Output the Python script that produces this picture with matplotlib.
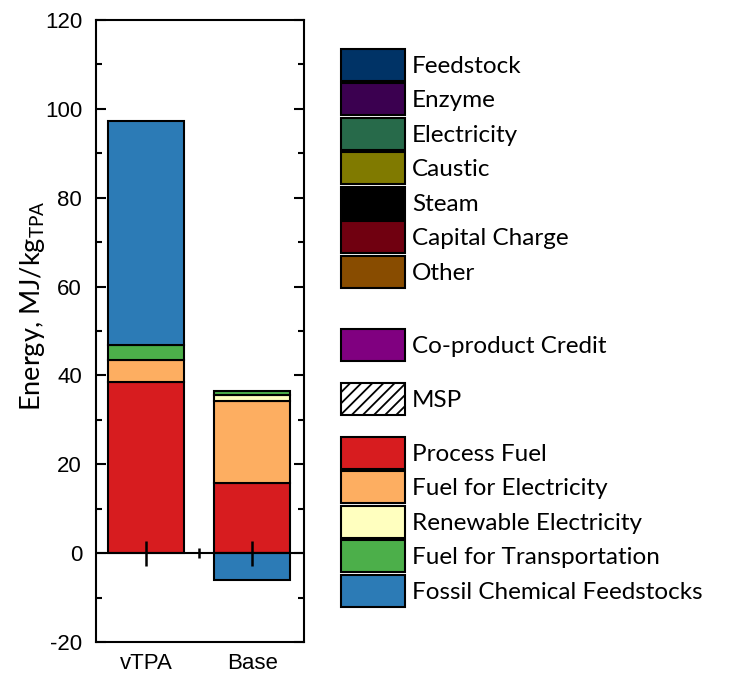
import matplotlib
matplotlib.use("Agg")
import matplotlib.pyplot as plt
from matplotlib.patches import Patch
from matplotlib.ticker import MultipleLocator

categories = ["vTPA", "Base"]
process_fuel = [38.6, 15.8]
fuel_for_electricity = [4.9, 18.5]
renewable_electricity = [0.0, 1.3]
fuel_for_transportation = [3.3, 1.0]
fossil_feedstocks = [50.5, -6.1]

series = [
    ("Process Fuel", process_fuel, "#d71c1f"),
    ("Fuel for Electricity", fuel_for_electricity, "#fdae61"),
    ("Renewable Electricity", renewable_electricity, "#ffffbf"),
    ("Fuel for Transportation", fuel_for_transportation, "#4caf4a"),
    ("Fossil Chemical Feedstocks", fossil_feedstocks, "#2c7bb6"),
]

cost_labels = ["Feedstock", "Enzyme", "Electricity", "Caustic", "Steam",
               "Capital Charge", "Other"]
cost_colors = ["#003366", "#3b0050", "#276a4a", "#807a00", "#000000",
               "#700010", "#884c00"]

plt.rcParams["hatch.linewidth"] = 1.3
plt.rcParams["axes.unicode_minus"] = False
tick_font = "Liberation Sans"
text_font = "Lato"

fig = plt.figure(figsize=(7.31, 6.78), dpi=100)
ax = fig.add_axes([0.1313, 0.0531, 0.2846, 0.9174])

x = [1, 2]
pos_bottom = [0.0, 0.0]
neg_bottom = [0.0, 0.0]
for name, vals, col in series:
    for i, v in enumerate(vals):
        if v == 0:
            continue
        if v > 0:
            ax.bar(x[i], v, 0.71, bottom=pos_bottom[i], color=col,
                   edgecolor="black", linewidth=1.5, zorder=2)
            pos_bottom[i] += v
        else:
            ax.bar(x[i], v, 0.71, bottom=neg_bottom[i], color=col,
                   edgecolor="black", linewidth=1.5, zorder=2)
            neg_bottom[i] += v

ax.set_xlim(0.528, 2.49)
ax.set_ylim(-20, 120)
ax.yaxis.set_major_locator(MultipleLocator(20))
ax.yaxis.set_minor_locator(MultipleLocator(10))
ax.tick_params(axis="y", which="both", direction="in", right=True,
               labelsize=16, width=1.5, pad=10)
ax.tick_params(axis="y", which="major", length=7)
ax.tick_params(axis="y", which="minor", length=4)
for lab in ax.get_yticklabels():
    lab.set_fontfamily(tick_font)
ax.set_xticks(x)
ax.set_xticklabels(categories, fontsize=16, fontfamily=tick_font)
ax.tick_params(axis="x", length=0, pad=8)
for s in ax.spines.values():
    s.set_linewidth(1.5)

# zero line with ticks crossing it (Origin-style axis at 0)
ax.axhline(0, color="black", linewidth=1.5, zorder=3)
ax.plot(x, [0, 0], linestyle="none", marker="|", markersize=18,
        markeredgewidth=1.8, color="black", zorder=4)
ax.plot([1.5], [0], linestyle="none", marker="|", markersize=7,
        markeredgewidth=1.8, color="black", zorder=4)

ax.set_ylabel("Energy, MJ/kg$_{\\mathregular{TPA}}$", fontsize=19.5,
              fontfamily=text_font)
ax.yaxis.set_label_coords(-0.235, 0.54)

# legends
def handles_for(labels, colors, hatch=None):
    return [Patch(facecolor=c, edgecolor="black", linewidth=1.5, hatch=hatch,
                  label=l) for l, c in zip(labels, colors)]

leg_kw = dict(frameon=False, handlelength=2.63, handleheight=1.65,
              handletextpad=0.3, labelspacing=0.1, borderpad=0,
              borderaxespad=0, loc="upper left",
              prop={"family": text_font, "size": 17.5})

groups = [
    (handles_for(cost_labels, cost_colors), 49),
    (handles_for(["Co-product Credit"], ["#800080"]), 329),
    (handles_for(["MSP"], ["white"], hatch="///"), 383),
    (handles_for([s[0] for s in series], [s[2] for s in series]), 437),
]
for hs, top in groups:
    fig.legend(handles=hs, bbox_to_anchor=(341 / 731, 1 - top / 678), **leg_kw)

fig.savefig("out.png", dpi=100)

- **EXERCISE DIRECTIONS**
Exactly as they appear, print the lines of the listing above from its first line through the line that contains "ax = fig.add_axes([0.1313, 0.0531, 0.2846, 0.9174])", minus the pictures.

- **CORRECT RESULT**
Output the Python script that produces this picture with matplotlib.
import matplotlib
matplotlib.use("Agg")
import matplotlib.pyplot as plt
from matplotlib.patches import Patch
from matplotlib.ticker import MultipleLocator

categories = ["vTPA", "Base"]
process_fuel = [38.6, 15.8]
fuel_for_electricity = [4.9, 18.5]
renewable_electricity = [0.0, 1.3]
fuel_for_transportation = [3.3, 1.0]
fossil_feedstocks = [50.5, -6.1]

series = [
    ("Process Fuel", process_fuel, "#d71c1f"),
    ("Fuel for Electricity", fuel_for_electricity, "#fdae61"),
    ("Renewable Electricity", renewable_electricity, "#ffffbf"),
    ("Fuel for Transportation", fuel_for_transportation, "#4caf4a"),
    ("Fossil Chemical Feedstocks", fossil_feedstocks, "#2c7bb6"),
]

cost_labels = ["Feedstock", "Enzyme", "Electricity", "Caustic", "Steam",
               "Capital Charge", "Other"]
cost_colors = ["#003366", "#3b0050", "#276a4a", "#807a00", "#000000",
               "#700010", "#884c00"]

plt.rcParams["hatch.linewidth"] = 1.3
plt.rcParams["axes.unicode_minus"] = False
tick_font = "Liberation Sans"
text_font = "Lato"

fig = plt.figure(figsize=(7.31, 6.78), dpi=100)
ax = fig.add_axes([0.1313, 0.0531, 0.2846, 0.9174])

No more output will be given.